Let $A$ be the event that a ball is drawn from Bag A, and $B$ be the event that a ball is drawn from Bag B. Since each bag is equally likely, $P(A)=P(B)=\tfrac{1}{2}$.
Step 2: Calculate Probability of Red from Each Bag.
- From Bag A: The probability of drawing a red ball given it came from Bag A is $P(R|A)=\tfrac{3}{7}$.
- From Bag B: The probability of drawing a red ball given it came from Bag B is $P(R|B)=\tfrac{5}{11}$.
Step 3: Determine Total Probability of Drawing a Red Ball.
Using the law of total probability:
\[P(R) = P(A)P(R|A)+P(B)P(R|B) = \tfrac{1}{2}\cdot\tfrac{3}{7}+\tfrac{1}{2}\cdot\tfrac{5}{11}\] Performing the calculations:
\[= \tfrac{3}{14}+\tfrac{5}{22} = \tfrac{33}{154}+\tfrac{35}{154}=\tfrac{68}{154}=\tfrac{34}{77}.\]

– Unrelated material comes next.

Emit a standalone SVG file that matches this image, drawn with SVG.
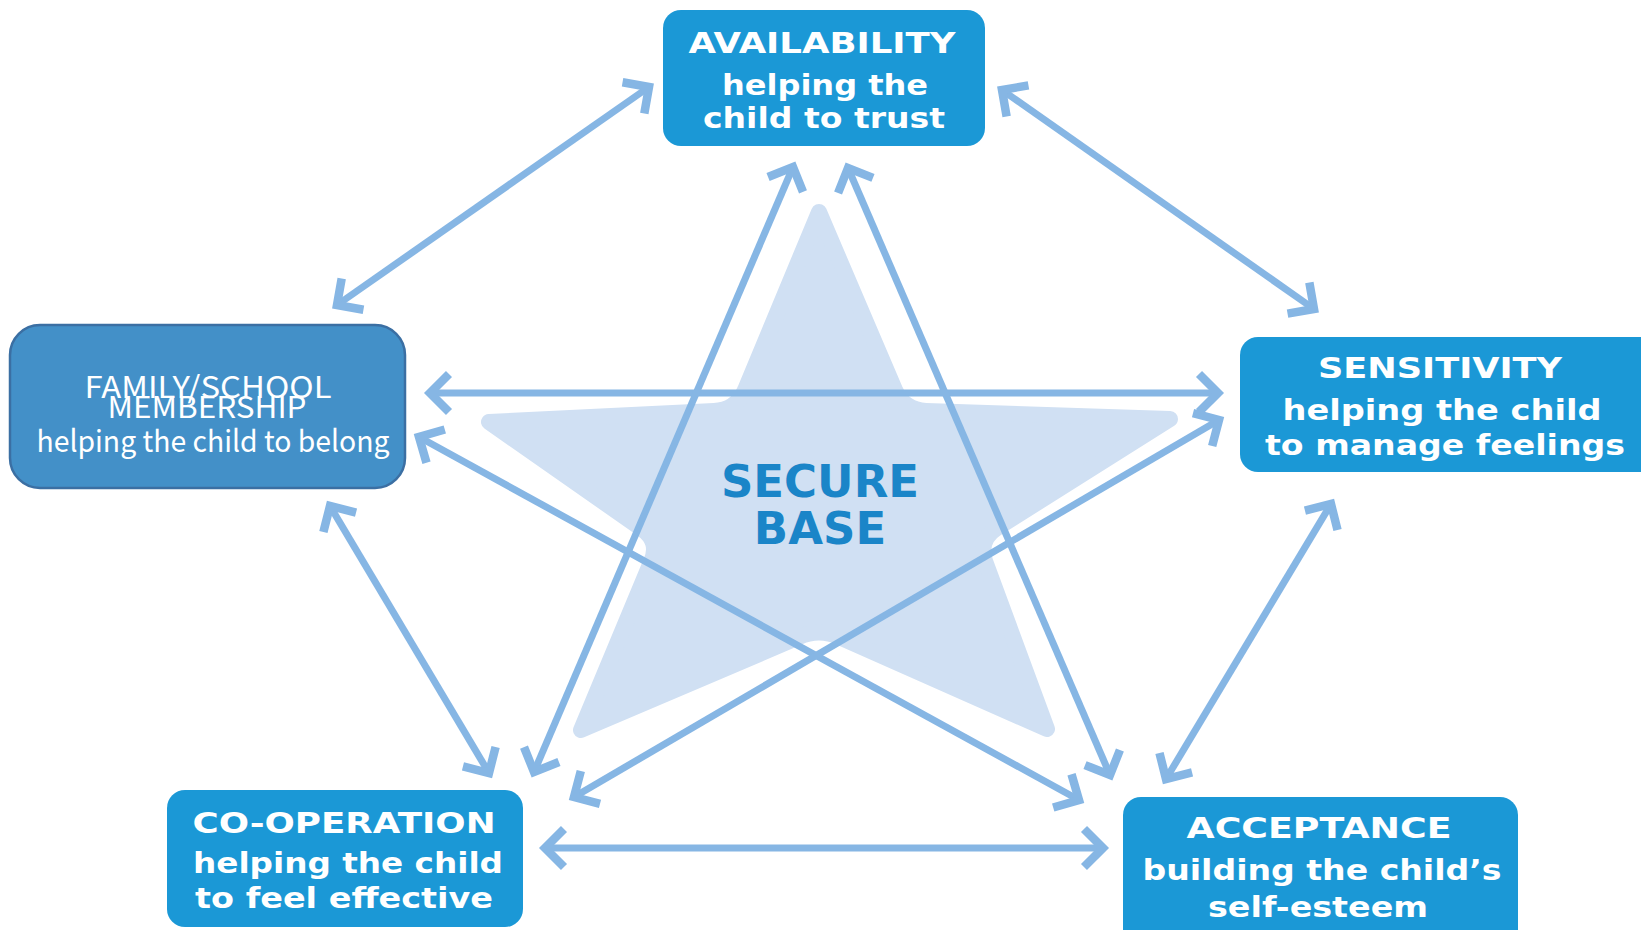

Step 4: Apply Bayes' Theorem.
To find the probability that the red ball came from Bag B, we use Bayes' theorem:
\[P(B|R)=\frac{P(B)\cdot P(R|B)}{P(R)}=\frac{\tfrac{1}{2}\cdot\tfrac{5}{11}}{\tfrac{34}{77}}\] Calculating the result:
\[= \frac{5}{22}\cdot\frac{77}{34}=\frac{385}{748}=\tfrac{35}{68}.\]
Step 5: Conclusion.
Therefore, the probability that the red ball was drawn from Bag $B$ is $\tfrac{35}{68}$.